Copy the records that follow exactly as written, but not their pictures.
######
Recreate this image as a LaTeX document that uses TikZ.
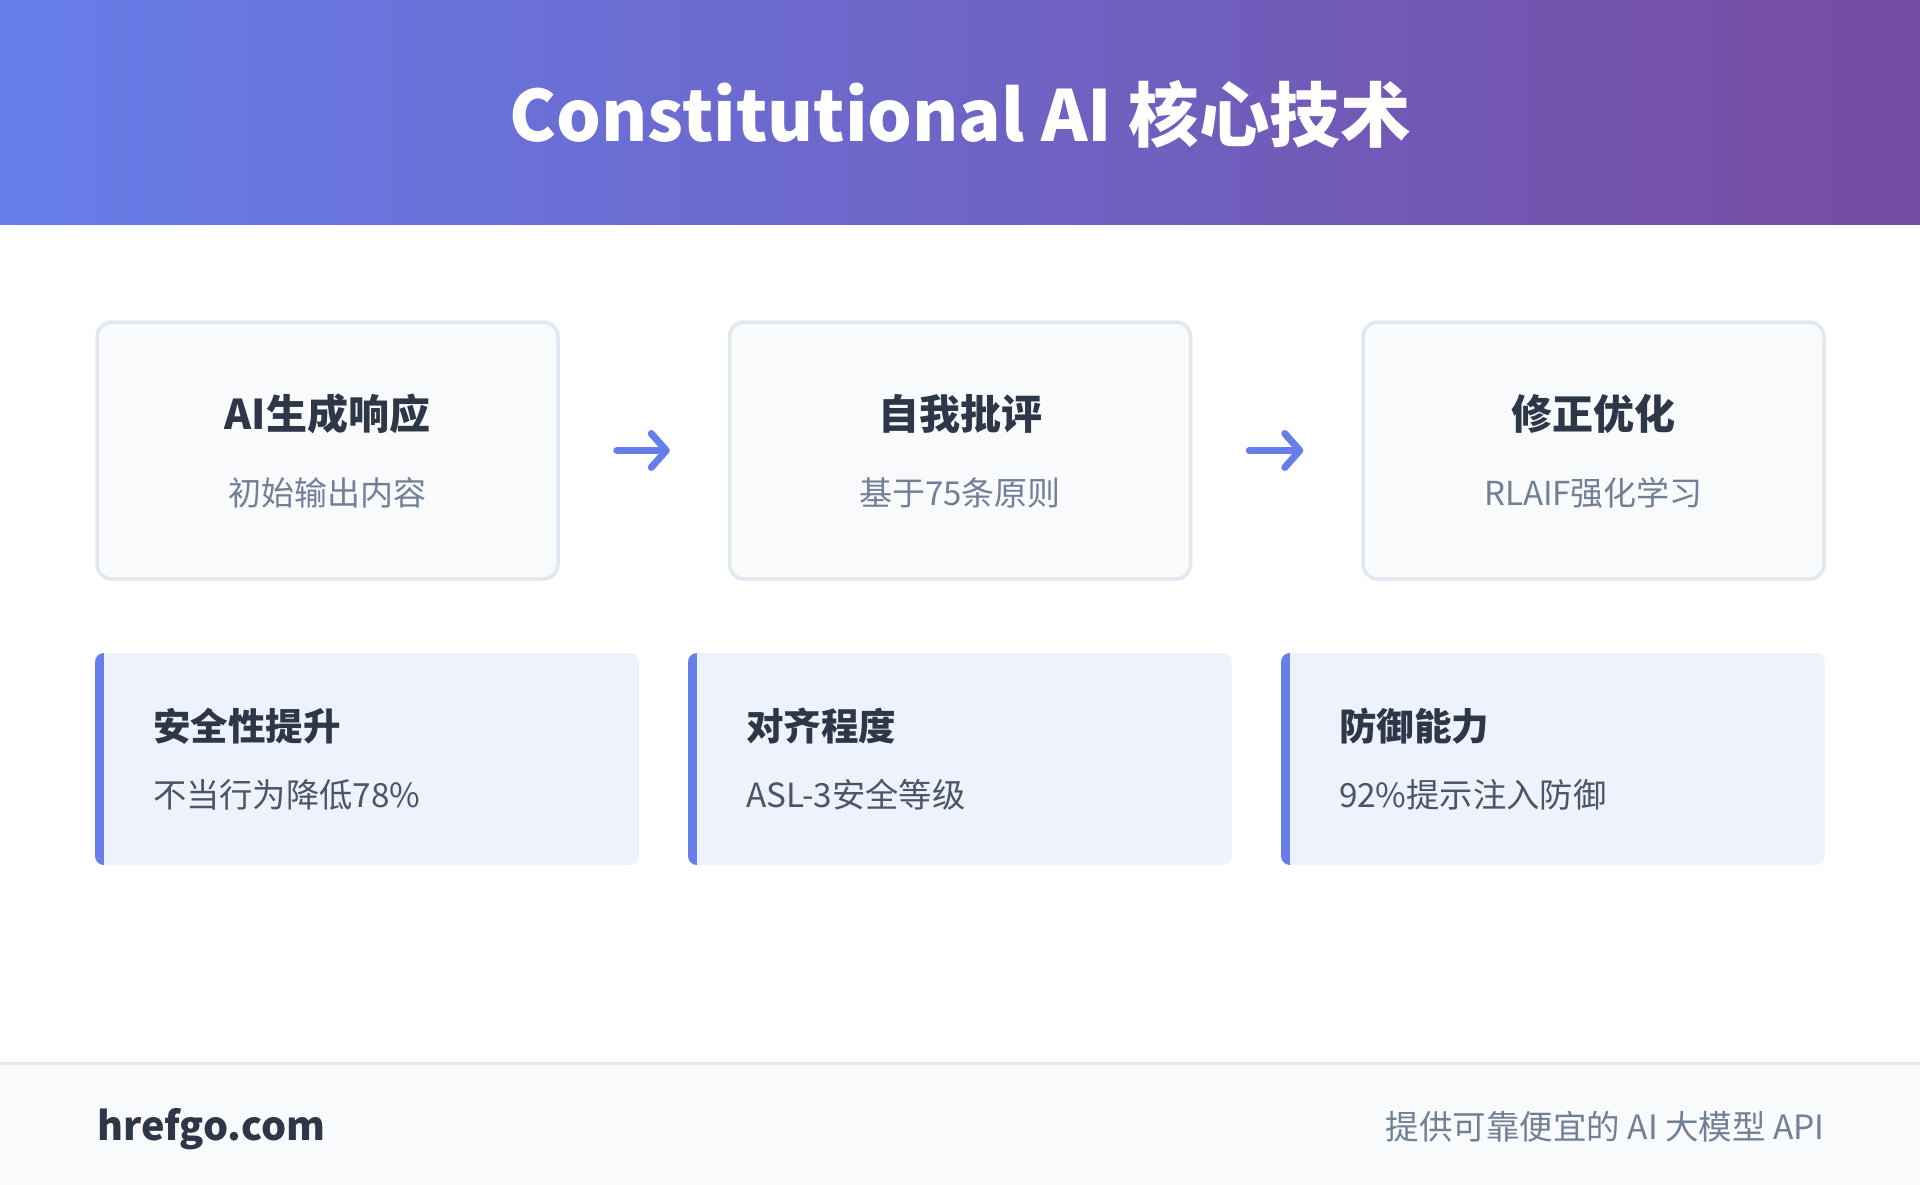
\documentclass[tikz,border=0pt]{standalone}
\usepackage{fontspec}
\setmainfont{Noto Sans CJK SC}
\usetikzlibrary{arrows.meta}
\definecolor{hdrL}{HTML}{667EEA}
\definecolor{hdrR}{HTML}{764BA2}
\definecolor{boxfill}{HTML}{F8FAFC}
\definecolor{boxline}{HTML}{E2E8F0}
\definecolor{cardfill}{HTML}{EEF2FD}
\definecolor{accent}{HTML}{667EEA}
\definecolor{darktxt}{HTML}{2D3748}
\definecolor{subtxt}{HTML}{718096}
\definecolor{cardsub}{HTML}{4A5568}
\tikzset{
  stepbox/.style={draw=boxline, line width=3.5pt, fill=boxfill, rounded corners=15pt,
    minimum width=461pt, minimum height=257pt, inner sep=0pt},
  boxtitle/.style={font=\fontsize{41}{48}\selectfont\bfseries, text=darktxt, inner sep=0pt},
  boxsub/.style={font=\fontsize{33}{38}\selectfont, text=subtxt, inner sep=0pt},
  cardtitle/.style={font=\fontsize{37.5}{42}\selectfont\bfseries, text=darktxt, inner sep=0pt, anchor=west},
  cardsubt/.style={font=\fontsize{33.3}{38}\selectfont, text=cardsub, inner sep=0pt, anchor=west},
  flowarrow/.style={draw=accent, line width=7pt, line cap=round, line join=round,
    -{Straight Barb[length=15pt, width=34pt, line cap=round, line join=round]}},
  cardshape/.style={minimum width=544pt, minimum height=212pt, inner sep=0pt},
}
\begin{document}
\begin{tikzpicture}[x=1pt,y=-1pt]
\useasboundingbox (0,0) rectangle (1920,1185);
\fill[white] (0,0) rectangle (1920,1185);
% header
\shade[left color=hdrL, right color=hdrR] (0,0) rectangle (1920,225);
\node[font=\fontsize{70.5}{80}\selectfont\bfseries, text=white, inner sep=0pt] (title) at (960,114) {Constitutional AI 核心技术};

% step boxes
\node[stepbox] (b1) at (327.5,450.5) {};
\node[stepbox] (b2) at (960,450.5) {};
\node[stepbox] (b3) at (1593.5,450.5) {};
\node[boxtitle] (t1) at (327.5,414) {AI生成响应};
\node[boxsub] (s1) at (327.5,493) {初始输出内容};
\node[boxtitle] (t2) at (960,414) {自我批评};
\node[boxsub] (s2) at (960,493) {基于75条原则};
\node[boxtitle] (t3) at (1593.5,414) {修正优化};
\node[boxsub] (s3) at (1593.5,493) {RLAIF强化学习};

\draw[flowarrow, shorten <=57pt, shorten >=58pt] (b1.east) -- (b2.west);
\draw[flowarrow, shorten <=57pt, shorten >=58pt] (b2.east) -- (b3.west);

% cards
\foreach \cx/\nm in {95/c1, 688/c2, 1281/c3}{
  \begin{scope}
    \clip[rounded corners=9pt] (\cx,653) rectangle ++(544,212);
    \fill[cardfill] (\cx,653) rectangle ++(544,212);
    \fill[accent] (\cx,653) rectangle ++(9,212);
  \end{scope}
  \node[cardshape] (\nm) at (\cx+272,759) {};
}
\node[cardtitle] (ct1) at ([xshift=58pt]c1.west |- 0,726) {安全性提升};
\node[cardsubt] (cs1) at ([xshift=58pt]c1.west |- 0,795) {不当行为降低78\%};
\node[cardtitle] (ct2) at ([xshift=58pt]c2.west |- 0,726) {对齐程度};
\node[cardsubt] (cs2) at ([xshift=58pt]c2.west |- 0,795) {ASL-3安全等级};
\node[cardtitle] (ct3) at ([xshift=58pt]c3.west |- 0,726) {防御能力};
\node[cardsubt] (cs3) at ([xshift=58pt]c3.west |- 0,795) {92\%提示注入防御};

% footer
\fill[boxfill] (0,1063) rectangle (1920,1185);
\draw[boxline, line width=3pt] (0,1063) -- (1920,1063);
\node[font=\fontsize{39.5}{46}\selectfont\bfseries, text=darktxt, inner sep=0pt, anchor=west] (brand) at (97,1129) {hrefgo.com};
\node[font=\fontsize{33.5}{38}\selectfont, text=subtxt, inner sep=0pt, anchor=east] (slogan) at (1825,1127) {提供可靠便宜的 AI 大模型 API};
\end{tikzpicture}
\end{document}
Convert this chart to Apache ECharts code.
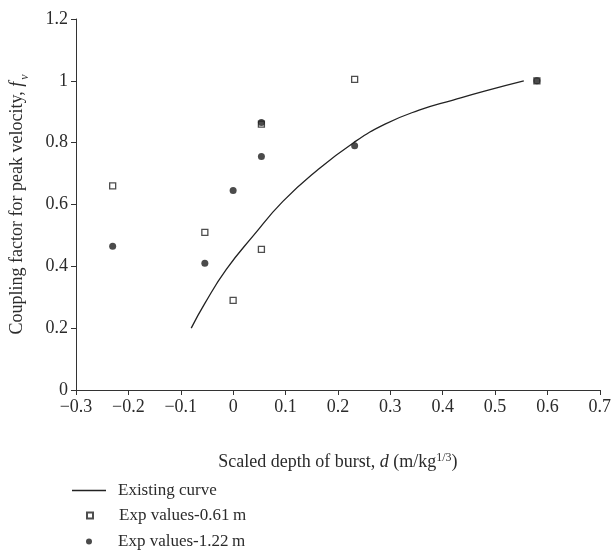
######
● **Answer to the problem**:
Recreate this image as a LaTeX document that uses TikZ.
\documentclass[tikz,border=0pt]{standalone}
\usepackage{fontspec}
\setmainfont{Noto Sans CJK SC}
\usetikzlibrary{arrows.meta}
\definecolor{hdrL}{HTML}{667EEA}
\definecolor{hdrR}{HTML}{764BA2}
\definecolor{boxfill}{HTML}{F8FAFC}
\definecolor{boxline}{HTML}{E2E8F0}
\definecolor{cardfill}{HTML}{EEF2FD}
\definecolor{accent}{HTML}{667EEA}
\definecolor{darktxt}{HTML}{2D3748}
\definecolor{subtxt}{HTML}{718096}
\definecolor{cardsub}{HTML}{4A5568}
\tikzset{
  stepbox/.style={draw=boxline, line width=3.5pt, fill=boxfill, rounded corners=15pt,
    minimum width=461pt, minimum height=257pt, inner sep=0pt},
  boxtitle/.style={font=\fontsize{41}{48}\selectfont\bfseries, text=darktxt, inner sep=0pt},
  boxsub/.style={font=\fontsize{33}{38}\selectfont, text=subtxt, inner sep=0pt},
  cardtitle/.style={font=\fontsize{37.5}{42}\selectfont\bfseries, text=darktxt, inner sep=0pt, anchor=west},
  cardsubt/.style={font=\fontsize{33.3}{38}\selectfont, text=cardsub, inner sep=0pt, anchor=west},
  flowarrow/.style={draw=accent, line width=7pt, line cap=round, line join=round,
    -{Straight Barb[length=15pt, width=34pt, line cap=round, line join=round]}},
  cardshape/.style={minimum width=544pt, minimum height=212pt, inner sep=0pt},
}
\begin{document}
\begin{tikzpicture}[x=1pt,y=-1pt]
\useasboundingbox (0,0) rectangle (1920,1185);
\fill[white] (0,0) rectangle (1920,1185);
% header
\shade[left color=hdrL, right color=hdrR] (0,0) rectangle (1920,225);
\node[font=\fontsize{70.5}{80}\selectfont\bfseries, text=white, inner sep=0pt] (title) at (960,114) {Constitutional AI 核心技术};

% step boxes
\node[stepbox] (b1) at (327.5,450.5) {};
\node[stepbox] (b2) at (960,450.5) {};
\node[stepbox] (b3) at (1593.5,450.5) {};
\node[boxtitle] (t1) at (327.5,414) {AI生成响应};
\node[boxsub] (s1) at (327.5,493) {初始输出内容};
\node[boxtitle] (t2) at (960,414) {自我批评};
\node[boxsub] (s2) at (960,493) {基于75条原则};
\node[boxtitle] (t3) at (1593.5,414) {修正优化};
\node[boxsub] (s3) at (1593.5,493) {RLAIF强化学习};

\draw[flowarrow, shorten <=57pt, shorten >=58pt] (b1.east) -- (b2.west);
\draw[flowarrow, shorten <=57pt, shorten >=58pt] (b2.east) -- (b3.west);

% cards
\foreach \cx/\nm in {95/c1, 688/c2, 1281/c3}{
  \begin{scope}
    \clip[rounded corners=9pt] (\cx,653) rectangle ++(544,212);
    \fill[cardfill] (\cx,653) rectangle ++(544,212);
    \fill[accent] (\cx,653) rectangle ++(9,212);
  \end{scope}
  \node[cardshape] (\nm) at (\cx+272,759) {};
}
\node[cardtitle] (ct1) at ([xshift=58pt]c1.west |- 0,726) {安全性提升};
\node[cardsubt] (cs1) at ([xshift=58pt]c1.west |- 0,795) {不当行为降低78\%};
\node[cardtitle] (ct2) at ([xshift=58pt]c2.west |- 0,726) {对齐程度};
\node[cardsubt] (cs2) at ([xshift=58pt]c2.west |- 0,795) {ASL-3安全等级};
\node[cardtitle] (ct3) at ([xshift=58pt]c3.west |- 0,726) {防御能力};
\node[cardsubt] (cs3) at ([xshift=58pt]c3.west |- 0,795) {92\%提示注入防御};

% footer
\fill[boxfill] (0,1063) rectangle (1920,1185);
\draw[boxline, line width=3pt] (0,1063) -- (1920,1063);
\node[font=\fontsize{39.5}{46}\selectfont\bfseries, text=darktxt, inner sep=0pt, anchor=west] (brand) at (97,1129) {hrefgo.com};
\node[font=\fontsize{33.5}{38}\selectfont, text=subtxt, inner sep=0pt, anchor=east] (slogan) at (1825,1127) {提供可靠便宜的 AI 大模型 API};
\end{tikzpicture}
\end{document}
Convert this chart to Apache ECharts code.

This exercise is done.